Hard News by Russell Brown

Cool old lady

I got a book about cool for Christmas. A book about cool ought to be laconic, adept, cool itself. Unfortunately, Lewis MacAdams' Birth of the Cool is none of those. He could have taken some lessons in poise from Marianne Faithfull. She's a cool old lady.

Before she played the Aotea Centre on Saturday night, the foyer was milling with fiftysomethings who looked like they used to go to the Gluepot 20 or 30 years ago, middle-aged lesbian couples and a sprinkling of whippersnappers and rock scholars. Not a lot like last weekend's crowd at the boxing, but a gathering of tribes nonetheless.

So we ascended to our seats in the Gods - people who get last-minute comps can't be choosy - and I spent the first 20 minutes fighting off vertigo and wondering how long she'd hold my attention. Right through, as it turned out.

She could have croaked her way through a Brecht-Weill set with a balding session band and the crowd would have lapped it up, but instead she brought along a Glasgow indie band (a kind of Goldenhorse-Goodshirt cross) and packed her set with new songs co-written with Beck, Billy Corgan, Damon Albarn and Will Oldham, plus a murky version of Beck's 'Nobody's Fault But My Own'. How cool is that?

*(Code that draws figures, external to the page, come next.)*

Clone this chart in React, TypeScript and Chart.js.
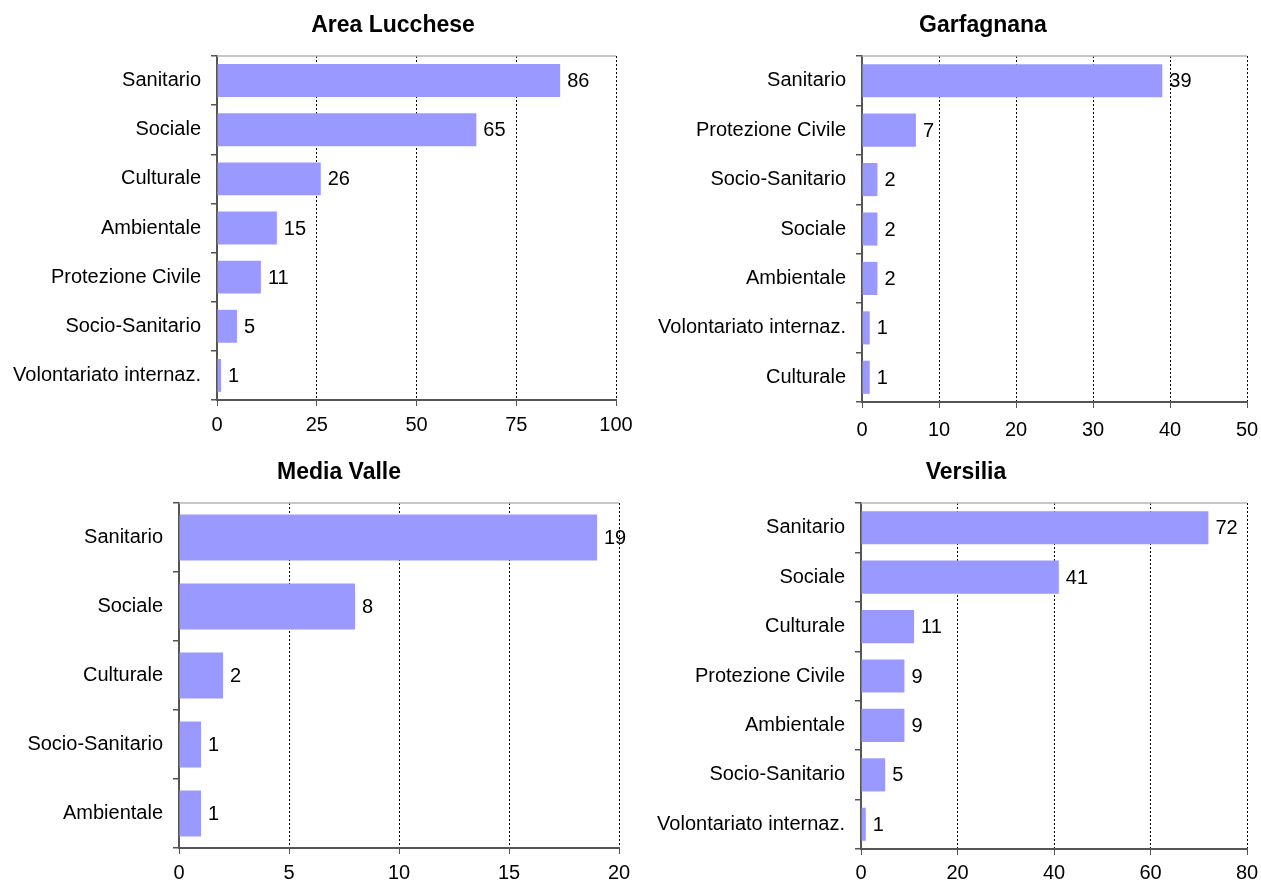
import React, { useEffect, useRef } from "react";
import { Chart, registerables } from "chart.js";

Chart.register(...registerables);

// ---- data ----
const luccheseCategories = ["Sanitario", "Sociale", "Culturale", "Ambientale", "Protezione Civile", "Socio-Sanitario", "Volontariato internaz."];
const luccheseValues = [86, 65, 26, 15, 11, 5, 1];
const luccheseTicks = [0, 25, 50, 75, 100];

const garfagnanaCategories = ["Sanitario", "Protezione Civile", "Socio-Sanitario", "Sociale", "Ambientale", "Volontariato internaz.", "Culturale"];
const garfagnanaValues = [39, 7, 2, 2, 2, 1, 1];
const garfagnanaTicks = [0, 10, 20, 30, 40, 50];

const mediaValleCategories = ["Sanitario", "Sociale", "Culturale", "Socio-Sanitario", "Ambientale"];
const mediaValleValues = [19, 8, 2, 1, 1];
const mediaValleTicks = [0, 5, 10, 15, 20];

const versiliaCategories = ["Sanitario", "Sociale", "Culturale", "Protezione Civile", "Ambientale", "Socio-Sanitario", "Volontariato internaz."];
const versiliaValues = [72, 41, 11, 9, 9, 5, 1];
const versiliaTicks = [0, 20, 40, 60, 80];

const FONT = "'Liberation Sans', Arial, sans-serif";
const BAR_COLOR = "#9999FF";

type Box = { left: number; top: number; width: number; height: number };
type Plot = { left: number; right: number; top: number; bottom: number };

type PanelDef = {
  title: string;
  categories: string[];
  values: number[];
  ticks: number[];
  box: Box;
  plot: Plot;
  titleX: number;
  titleY: number;
  tickPad: number;
};

const panels: PanelDef[] = [
  {
    title: "Area Lucchese",
    categories: luccheseCategories,
    values: luccheseValues,
    ticks: luccheseTicks,
    box: { left: 0, top: 0, width: 650, height: 440 },
    plot: { left: 217, right: 616, top: 56, bottom: 400 },
    titleX: 393,
    titleY: 32,
    tickPad: 7,
  },
  {
    title: "Garfagnana",
    categories: garfagnanaCategories,
    values: garfagnanaValues,
    ticks: garfagnanaTicks,
    box: { left: 640, top: 0, width: 660, height: 440 },
    plot: { left: 862, right: 1247, top: 56, bottom: 402 },
    titleX: 983,
    titleY: 32,
    tickPad: 10,
  },
  {
    title: "Media Valle",
    categories: mediaValleCategories,
    values: mediaValleValues,
    ticks: mediaValleTicks,
    box: { left: 0, top: 447, width: 650, height: 434 },
    plot: { left: 179, right: 619, top: 503, bottom: 848 },
    titleX: 339,
    titleY: 479,
    tickPad: 7,
  },
  {
    title: "Versilia",
    categories: versiliaCategories,
    values: versiliaValues,
    ticks: versiliaTicks,
    box: { left: 640, top: 447, width: 660, height: 434 },
    plot: { left: 861, right: 1247, top: 503, bottom: 849 },
    titleX: 966,
    titleY: 479,
    tickPad: 6,
  },
];

function Panel({ def }: { def: PanelDef }) {
  const ref = useRef<HTMLCanvasElement | null>(null);

  useEffect(() => {
    const canvas = ref.current;
    if (!canvas) return;
    const { box, plot } = def;

    const framePlugin = {
      id: "frameTop",
      beforeDatasetsDraw(chart: any) {
        const { ctx, chartArea } = chart;
        ctx.save();
        ctx.strokeStyle = "#b4b4b4";
        ctx.lineWidth = 1.5;
        ctx.beginPath();
        ctx.moveTo(chartArea.left, chartArea.top);
        ctx.lineTo(chartArea.right, chartArea.top);
        ctx.stroke();
        ctx.restore();
      },
    };

    const labelPlugin = {
      id: "valueLabels",
      afterDatasetsDraw(chart: any) {
        const { ctx } = chart;
        const meta = chart.getDatasetMeta(0);
        const data = chart.data.datasets[0].data as number[];
        ctx.save();
        ctx.fillStyle = "#000";
        ctx.font = `20px ${FONT}`;
        ctx.textAlign = "left";
        ctx.textBaseline = "middle";
        meta.data.forEach((el: any, i: number) => {
          ctx.fillText(String(data[i]), el.x + 7, el.y + 1);
        });
        ctx.restore();
      },
    };

    const titlePlugin = {
      id: "panelTitle",
      afterDraw(chart: any) {
        const { ctx } = chart;
        ctx.save();
        ctx.fillStyle = "#000";
        ctx.font = `bold 23px ${FONT}`;
        ctx.textAlign = "center";
        ctx.textBaseline = "alphabetic";
        ctx.fillText(def.title, def.titleX - box.left, def.titleY - box.top);
        ctx.restore();
      },
    };

    const ticks = def.ticks;
    const chart = new Chart(canvas, {
      type: "bar",
      data: {
        labels: def.categories,
        datasets: [
          {
            data: def.values,
            backgroundColor: BAR_COLOR,
            borderWidth: 0,
            barPercentage: 0.67,
            categoryPercentage: 1,
          },
        ],
      },
      options: {
        indexAxis: "y",
        responsive: false,
        maintainAspectRatio: false,
        animation: false,
        events: [],
        layout: {
          padding: {
            left: 0,
            top: plot.top - box.top,
            right: box.left + box.width - plot.right,
            bottom: 0,
          },
        },
        plugins: {
          legend: { display: false },
          title: { display: false },
          tooltip: { enabled: false },
        },
        scales: {
          x: {
            type: "linear",
            min: ticks[0],
            max: ticks[ticks.length - 1],
            ticks: {
              stepSize: ticks[1] - ticks[0],
              color: "#000",
              font: { family: FONT, size: 20 },
              padding: def.tickPad,
              maxRotation: 0,
            },
            grid: {
              color: (c: any) => (c.tick && c.tick.value === 0 ? "rgba(0,0,0,0)" : "#000"),
              lineWidth: 1,
              tickColor: "#555",
              tickLength: 6,
              drawTicks: true,
            },
            border: { display: true, color: "#555", width: 2, dash: [2, 2] },
            afterFit: (s: any) => {
              s.height = box.top + box.height - plot.bottom;
            },
          },
          y: {
            type: "category",
            ticks: {
              color: "#000",
              font: { family: FONT, size: 20 },
              padding: 10,
              autoSkip: false,
            },
            grid: {
              offset: true,
              drawOnChartArea: false,
              drawTicks: true,
              tickLength: 6,
              color: "#555",
              tickColor: "#555",
              lineWidth: 1.5,
            },
            border: { display: true, color: "#555", width: 2 },
            afterFit: (s: any) => {
              s.width = plot.left - box.left;
            },
          },
        },
      } as any,
      plugins: [framePlugin, labelPlugin, titlePlugin],
    });

    return () => chart.destroy();
  }, [def]);

  return (
    <canvas
      ref={ref}
      width={def.box.width}
      height={def.box.height}
      style={{
        position: "absolute",
        left: def.box.left,
        top: def.box.top,
        width: def.box.width,
        height: def.box.height,
        display: "block",
      }}
    />
  );
}

export default function App() {
  return (
    <div
      style={{
        position: "absolute",
        left: 0,
        top: 0,
        width: 1261,
        height: 881,
        background: "#fff",
        overflow: "hidden",
      }}
    >
      {panels.map((p) => (
        <Panel key={p.title} def={p} />
      ))}
    </div>
  );
}
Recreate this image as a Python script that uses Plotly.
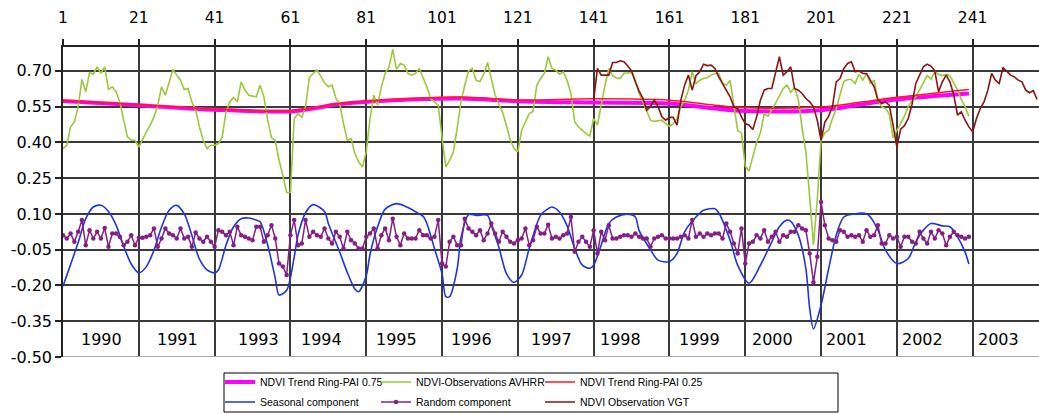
import plotly.graph_objects as go

# ---- data -------------------------------------------------------------
months = list(range(1, 241))

ndvi_avhrr = [
    0.374, 0.388, 0.465, 0.486, 0.550, 0.664, 0.612, 0.693, 0.686, 0.717,
    0.689, 0.717, 0.622, 0.633, 0.612, 0.570, 0.493, 0.423, 0.409, 0.409,
    0.381, 0.416, 0.444, 0.472, 0.507, 0.556, 0.633, 0.598, 0.654, 0.706,
    0.682, 0.661, 0.622, 0.626, 0.570, 0.535, 0.465, 0.409, 0.374, 0.388,
    0.388, 0.395, 0.423, 0.528, 0.570, 0.588, 0.570, 0.654, 0.619, 0.598,
    0.594, 0.591, 0.640, 0.591, 0.493, 0.420, 0.409, 0.325, 0.262, 0.190,
    0.190, 0.500, 0.520, 0.505, 0.550, 0.672, 0.689, 0.703, 0.678, 0.650,
    0.633, 0.640, 0.584, 0.563, 0.479, 0.409, 0.416, 0.353, 0.318, 0.297,
    0.360, 0.500, 0.598, 0.556, 0.633, 0.690, 0.715, 0.790, 0.706, 0.731,
    0.724, 0.689, 0.682, 0.689, 0.710, 0.675, 0.633, 0.584, 0.570, 0.556,
    0.420, 0.297, 0.325, 0.360, 0.460, 0.570, 0.640, 0.700, 0.710, 0.660,
    0.655, 0.685, 0.735, 0.665, 0.600, 0.560, 0.525, 0.470, 0.410, 0.375,
    0.360, 0.450, 0.486, 0.521, 0.530, 0.640, 0.668, 0.689, 0.759, 0.710,
    0.703, 0.686, 0.696, 0.660, 0.605, 0.486, 0.465, 0.450, 0.437, 0.427,
    0.500, 0.472, 0.563, 0.640, 0.710, 0.680, 0.670, 0.668, 0.690, 0.693,
    0.693, 0.654, 0.605, 0.570, 0.535, 0.493, 0.488, 0.490, 0.493, 0.479,
    0.468, 0.479, 0.500, 0.550, 0.575, 0.620, 0.696, 0.647, 0.661, 0.668,
    0.672, 0.682, 0.689, 0.689, 0.647, 0.640, 0.660, 0.555, 0.450, 0.440,
    0.300, 0.280, 0.340, 0.400, 0.440, 0.520, 0.510, 0.535, 0.565, 0.595,
    0.625, 0.640, 0.610, 0.630, 0.580, 0.460, 0.360, 0.170, -0.030, 0.160,
    0.410, 0.440, 0.451, 0.500, 0.540, 0.600, 0.655, 0.664, 0.664, 0.647,
    0.685, 0.661, 0.689, 0.647, 0.661, 0.577, 0.549, 0.542, 0.520, 0.420,
    0.450, 0.475, 0.510, 0.550, 0.577, 0.590, 0.619, 0.650, 0.680, 0.665,
    0.696, 0.685, 0.680, 0.685, 0.680, 0.650, 0.620, 0.580, 0.550, 0.510,
]

vgt_months = list(range(141, 259))
ndvi_vgt = [
    0.577, 0.710, 0.682, 0.682, 0.682, 0.735, 0.735, 0.742, 0.738, 0.720,
    0.700, 0.655, 0.615, 0.585, 0.535, 0.550, 0.577, 0.550, 0.507, 0.493,
    0.505, 0.505, 0.472, 0.577, 0.640, 0.682, 0.619, 0.680, 0.696, 0.728,
    0.722, 0.724, 0.710, 0.675, 0.647, 0.619, 0.591, 0.549, 0.542, 0.507,
    0.479, 0.472, 0.454, 0.507, 0.577, 0.619, 0.626, 0.626, 0.689, 0.759,
    0.682, 0.696, 0.717, 0.626, 0.619, 0.605, 0.584, 0.570, 0.549, 0.493,
    0.409, 0.485, 0.510, 0.549, 0.654, 0.668, 0.710, 0.731, 0.738, 0.696,
    0.700, 0.689, 0.689, 0.661, 0.633, 0.577, 0.563, 0.570, 0.556, 0.472,
    0.381, 0.455, 0.470, 0.500, 0.560, 0.647, 0.680, 0.717, 0.728, 0.720,
    0.700, 0.612, 0.654, 0.682, 0.654, 0.600, 0.514, 0.528, 0.493, 0.465,
    0.444, 0.500, 0.542, 0.570, 0.619, 0.689, 0.661, 0.647, 0.714, 0.696,
    0.682, 0.675, 0.661, 0.654, 0.619, 0.608, 0.617, 0.580,
]

trend_months = [1, 21, 41, 61, 67, 73, 81, 87, 106, 121, 141, 161, 173, 181,
                201, 212, 221, 240]
trend_pai_075 = [0.574, 0.556, 0.537, 0.530, 0.542, 0.559, 0.570, 0.576,
                 0.584, 0.573, 0.567, 0.563, 0.542, 0.532, 0.535, 0.560,
                 0.580, 0.605]
trend_pai_025 = [0.575, 0.558, 0.539, 0.532, 0.544, 0.561, 0.572, 0.579,
                 0.590, 0.578, 0.583, 0.577, 0.556, 0.545, 0.549, 0.570,
                 0.589, 0.622]

seasonal_months = [
    1, 5, 7, 9, 11, 13, 15, 17, 19, 21, 23, 25, 27, 29, 31, 33, 35, 37, 39,
    41, 42, 44, 46, 48, 50, 52, 53, 55, 57, 58, 60, 62, 63, 65, 67, 70, 71,
    74, 76, 78, 79, 81, 82, 84, 86, 89, 92, 95, 96, 97, 99, 101, 102, 103,
    105, 106, 108, 110, 113, 114, 116, 118, 120, 122, 124, 127, 129, 130,
    132, 134, 136, 138, 140, 141, 143, 145, 147, 150, 152, 153, 156, 158,
    161, 163, 165, 168, 170, 173, 174, 177, 179, 182, 185, 188, 190, 192,
    193, 195, 197, 198, 199, 201, 203, 205, 207, 210, 213, 214, 216, 218,
    221, 224, 226, 228, 230, 233, 235, 237, 239, 240,
]
seasonal = [
    -0.203, -0.020, 0.080, 0.129, 0.136, 0.110, 0.053, -0.035, -0.110,
    -0.147, -0.121, -0.052, 0.045, 0.115, 0.136, 0.100, 0.010, -0.090,
    -0.135, -0.147, -0.135, -0.031, 0.046, 0.080, 0.083, 0.074, 0.067,
    -0.030, -0.170, -0.240, -0.220, -0.080, 0.011, 0.105, 0.139, 0.110,
    0.060, -0.060, -0.145, -0.215, -0.226, -0.160, -0.070, 0.046, 0.120,
    0.143, 0.127, 0.100, 0.090, 0.060, -0.045, -0.150, -0.247, -0.247,
    -0.130, 0.000, 0.097, 0.094, 0.094, 0.053, -0.040, -0.150, -0.187,
    -0.156, -0.045, 0.094, 0.122, 0.129, 0.108, 0.050, -0.045, -0.115,
    -0.128, -0.115, -0.030, 0.060, 0.087, 0.099, 0.087, 0.030, -0.050,
    -0.094, -0.100, -0.066, 0.025, 0.087, 0.115, 0.122, 0.105, -0.010,
    -0.115, -0.191, -0.115, -0.017, 0.046, 0.074, 0.069, 0.011, -0.130,
    -0.296, -0.382, -0.282, -0.130, 0.011, 0.087, 0.101, 0.101, 0.087,
    0.032, -0.052, -0.108, -0.087, -0.017, 0.032, 0.060, 0.050, 0.046,
    0.004, -0.060, -0.110,
]

random_comp = [
    0.011, -0.003, 0.018, -0.017, 0.025, 0.074, -0.031, 0.032, -0.003, 0.025,
    -0.003, 0.041, -0.038, 0.018, 0.018, 0.004, -0.031, -0.017, 0.011, -0.031,
    0.000, 0.000, 0.004, 0.011, 0.039, -0.038, -0.003, 0.039, 0.018, 0.011,
    -0.003, 0.039, -0.003, 0.004, -0.038, 0.022, -0.003, -0.017, 0.004, -0.017,
    -0.038, 0.032, 0.025, 0.011, 0.025, -0.031, 0.046, 0.011, 0.004, -0.003,
    -0.010, 0.046, 0.046, -0.017, 0.011, 0.053, -0.003, -0.108, -0.121, -0.156,
    0.011, 0.074, -0.031, -0.024, 0.074, 0.004, 0.025, 0.011, 0.004, 0.039,
    -0.003, -0.024, 0.025, 0.004, -0.045, 0.025, -0.010, -0.024, -0.045, -0.045,
    0.004, 0.018, 0.039, -0.045, 0.011, 0.039, -0.010, 0.080, 0.004, -0.031,
    0.018, -0.003, -0.003, -0.003, 0.032, 0.011, 0.011, -0.003, 0.004, 0.074,
    -0.108, -0.121, -0.017, 0.004, -0.031, -0.031, 0.080, 0.039, 0.025, 0.011,
    0.032, -0.010, 0.018, 0.060, 0.018, -0.017, 0.025, 0.004, -0.017, -0.024,
    -0.010, -0.003, 0.039, -0.031, -0.010, 0.046, 0.018, 0.018, 0.055, -0.003,
    0.004, -0.003, 0.011, 0.018, 0.087, -0.059, -0.017, 0.004, -0.017, -0.038,
    0.032, -0.066, 0.025, -0.010, 0.053, -0.003, -0.003, 0.004, 0.011, 0.011,
    0.004, 0.018, 0.004, -0.003, -0.003, -0.038, -0.003, 0.004, 0.011, -0.003,
    -0.003, -0.003, -0.003, 0.004, 0.011, -0.003, 0.074, 0.004, 0.018, 0.004,
    0.018, 0.011, 0.018, 0.018, -0.003, 0.060, 0.025, -0.024, -0.066, 0.039,
    -0.108, -0.024, -0.017, 0.011, -0.003, 0.032, -0.017, 0.004, 0.025, -0.017,
    0.011, 0.004, 0.025, 0.025, 0.053, 0.039, 0.032, -0.066, -0.187, -0.080,
    0.150, 0.053, -0.003, -0.010, -0.017, 0.032, 0.025, 0.004, 0.011, 0.004,
    0.011, -0.017, 0.032, 0.004, 0.011, 0.053, -0.024, -0.024, 0.011, -0.003,
    0.004, -0.038, 0.004, 0.004, -0.017, -0.024, 0.025, -0.003, -0.024, 0.025,
    -0.003, 0.032, 0.018, -0.031, 0.004, 0.025, 0.011, 0.004, -0.003, 0.004,
]

top_ticks = [1, 21, 41, 61, 81, 101, 121, 141, 161, 181, 201, 221, 241]
y_ticks = [0.70, 0.55, 0.40, 0.25, 0.10, -0.05, -0.20, -0.35, -0.50]
y_tick_labels = ["0.70", "0.55", "0.40", "0.25", "0.10", "-0.05", "-0.20",
                 "-0.35", "-0.50"]

year_labels = ["1990", "1991", "1993", "1994", "1995", "1996", "1997",
               "1998", "1999", "2000", "2001", "2002", "2003"]
year_label_months = [11.2, 31.3, 52.7, 69.1, 88.9, 108.9, 130.0, 148.0,
                     168.8, 188.1, 207.6, 227.7, 247.7]

# ---- figure -----------------------------------------------------------
FONT = "DejaVu Sans"
LEGEND_FONT = "Liberation Sans"
GRID = "#3a3a3a"

fig = go.Figure()

fig.add_trace(go.Scatter(
    x=trend_months, y=trend_pai_075, mode="lines", line_shape="spline",
    line=dict(color="#ff00ff", width=4),
    name="NDVI Trend Ring-PAI 0.75", legend="legend"))
fig.add_trace(go.Scatter(
    x=months, y=ndvi_avhrr, mode="lines",
    line=dict(color="#9dc83a", width=1.6),
    name="NDVI-Observations AVHRR", legend="legend2"))
fig.add_trace(go.Scatter(
    x=trend_months, y=trend_pai_025, mode="lines", line_shape="spline",
    line=dict(color="#ff1a1a", width=1.5),
    name="NDVI Trend Ring-PAI 0.25", legend="legend3"))
fig.add_trace(go.Scatter(
    x=seasonal_months, y=seasonal, mode="lines",
    line=dict(color="#1f35e0", width=1.6, shape="spline", smoothing=0.8),
    name="Seasonal component", legend="legend4"))
fig.add_trace(go.Scatter(
    x=months, y=random_comp, mode="lines+markers",
    line=dict(color="#841f86", width=1.5),
    marker=dict(color="#841f86", size=4.5),
    name="Random component", legend="legend5"))
fig.add_trace(go.Scatter(
    x=vgt_months, y=ndvi_vgt, mode="lines",
    line=dict(color="#8b1414", width=1.6),
    name="NDVI Observation VGT", legend="legend6"))

# plot area in pixels: x 63..1039, y 47..357
PX_L, PX_W, PX_B, PX_H = 63, 976, 357, 310


def px_x(p):
    return (p - PX_L) / PX_W


def px_y(p):
    return (PX_B - p) / PX_H


legend_cols = [220, 376, 540]
legend_rows = [382, 402]
legend_style = dict(bgcolor="rgba(0,0,0,0)", borderwidth=0,
                    font=dict(family=LEGEND_FONT, size=10.5, color="black"),
                    xanchor="left", yanchor="middle", orientation="v")
legends = {}
names = ["legend", "legend2", "legend3", "legend4", "legend5", "legend6"]
for k, nm in enumerate(names):
    r, c = divmod(k, 3)
    legends[nm] = dict(x=px_x(legend_cols[c]), y=px_y(legend_rows[r]),
                       **legend_style)

annotations = [
    dict(x=m, y=-0.425, xref="x", yref="y", text=t, showarrow=False,
         font=dict(family=FONT, size=16, color="black"))
    for t, m in zip(year_labels, year_label_months)
]

shapes = [
    # bottom border of the plot
    dict(type="line", xref="paper", yref="y", x0=0, x1=1, y0=-0.5, y1=-0.5,
         line=dict(color="#a8a8a8", width=2), layer="above"),
    # frame around the legend
    dict(type="rect", xref="paper", yref="paper",
         x0=px_x(224), x1=px_x(838), y0=px_y(412), y1=px_y(373),
         line=dict(color="black", width=1), fillcolor="rgba(0,0,0,0)"),
]

fig.update_layout(
    width=1039, height=414,
    margin=dict(l=63, r=0, t=47, b=57, autoexpand=False),
    paper_bgcolor="white", plot_bgcolor="white",
    font=dict(family=FONT, color="black"),
    showlegend=True,
    annotations=annotations,
    shapes=shapes,
    **legends,
)

fig.update_xaxes(
    range=[1, 258.5], side="top", tickvals=top_ticks,
    ticks="outside", ticklen=6, tickwidth=1.5, tickcolor="#222",
    ticklabelstandoff=10,
    tickfont=dict(family=FONT, size=15.5, color="black"),
    showgrid=True, gridcolor=GRID, gridwidth=1.5,
    showline=True, linecolor="#222", linewidth=1.5,
    zeroline=False, automargin=False,
)
fig.update_yaxes(
    range=[-0.5, 0.8], tickvals=y_ticks, ticktext=y_tick_labels,
    ticks="outside", ticklen=6, tickwidth=1.5, tickcolor="#222",
    tickfont=dict(family=FONT, size=16, color="black"),
    showgrid=True, gridcolor=GRID, gridwidth=1.5,
    showline=True, linecolor="#222", linewidth=1.5,
    zeroline=False, automargin=False,
)

fig.write_html("out.html")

Her hips, clad in skinny black pants, moved so as to suggest that the first few rows would have heard them creak, but it hardly mattered. Just a flourish, a sultry look, a word or two and, as Beck put it, "all the lesbians scream." She is clearly adept at being adored.

Her hits, apparently so well traversed as to defy reinterpretation, came through surprisingly well. 'The Ballad of Lucy Jordan' (for which a kind security guard allowed three emotional young women to stand arm in arm at the stage front) got a little country tickle that seemed to elevate its mood.

And 'Broken English' was retooled as a snarling rock song and it was hard to escape the feeling that she was performing it as a contemporary protest song, rather than one from the 1980s. She seemed to spit out the lines: "What are you fighting for?/It's not my security."

Speaking of which, the British "dossier" on the Iraqi threat - so warmly endorsed by Colin Powell last week - has turned out be a shabby and shallow work of plagiarism and manipulation of the truth. And The Guardian has visited the "terrorist chemicals and poisons factory" in Northern Iraq, to which Powell alerted the UN last week, and discovered a rather folorn old compound manned by nervous Iraqi troops. Is this really the kind of thing you set the world to war for? The American press will dutifully play this one down, but it's a very serious blow to Blair's credibility at home.

Ironically, The Guardian's own Voices on Iraq provides more convincing - and credible - arguments for war than either the British or American governments have managed thus far.

American government representatives have harpooned another international initiative, this time on open-source software. Meanwhile, Libertarian hero John Gilmore has gone to war against his own government's moves to curtail privacy and the domestic use of encryption.

Hey, it turns out that the origin of the Saulbrey name that I discovered at A Country Wedding may not be right after all. My mother's maiden name is an Anglicisation alright, but one derived not from Saulberg, but the German (via Denmark) Saurbrey. There's even a Saurbrey.com, whose founder, Dan Saurbrey, was quite excited to hear from me:

"I have seen a similar spelling once before. In the passengerlists for the ship 'Panama' which brought the first lot of Saurbreys to Australia in 1852. They spelled it Sauerbrey but it was misspelled Saulebrey in the ships papers."

Happy to help, Dan. Me, I'm quite excited at the fact that I am distantly related to a man who went by the quite magnificent name of Viggo Lauritz Saurbrey. Now that's cool.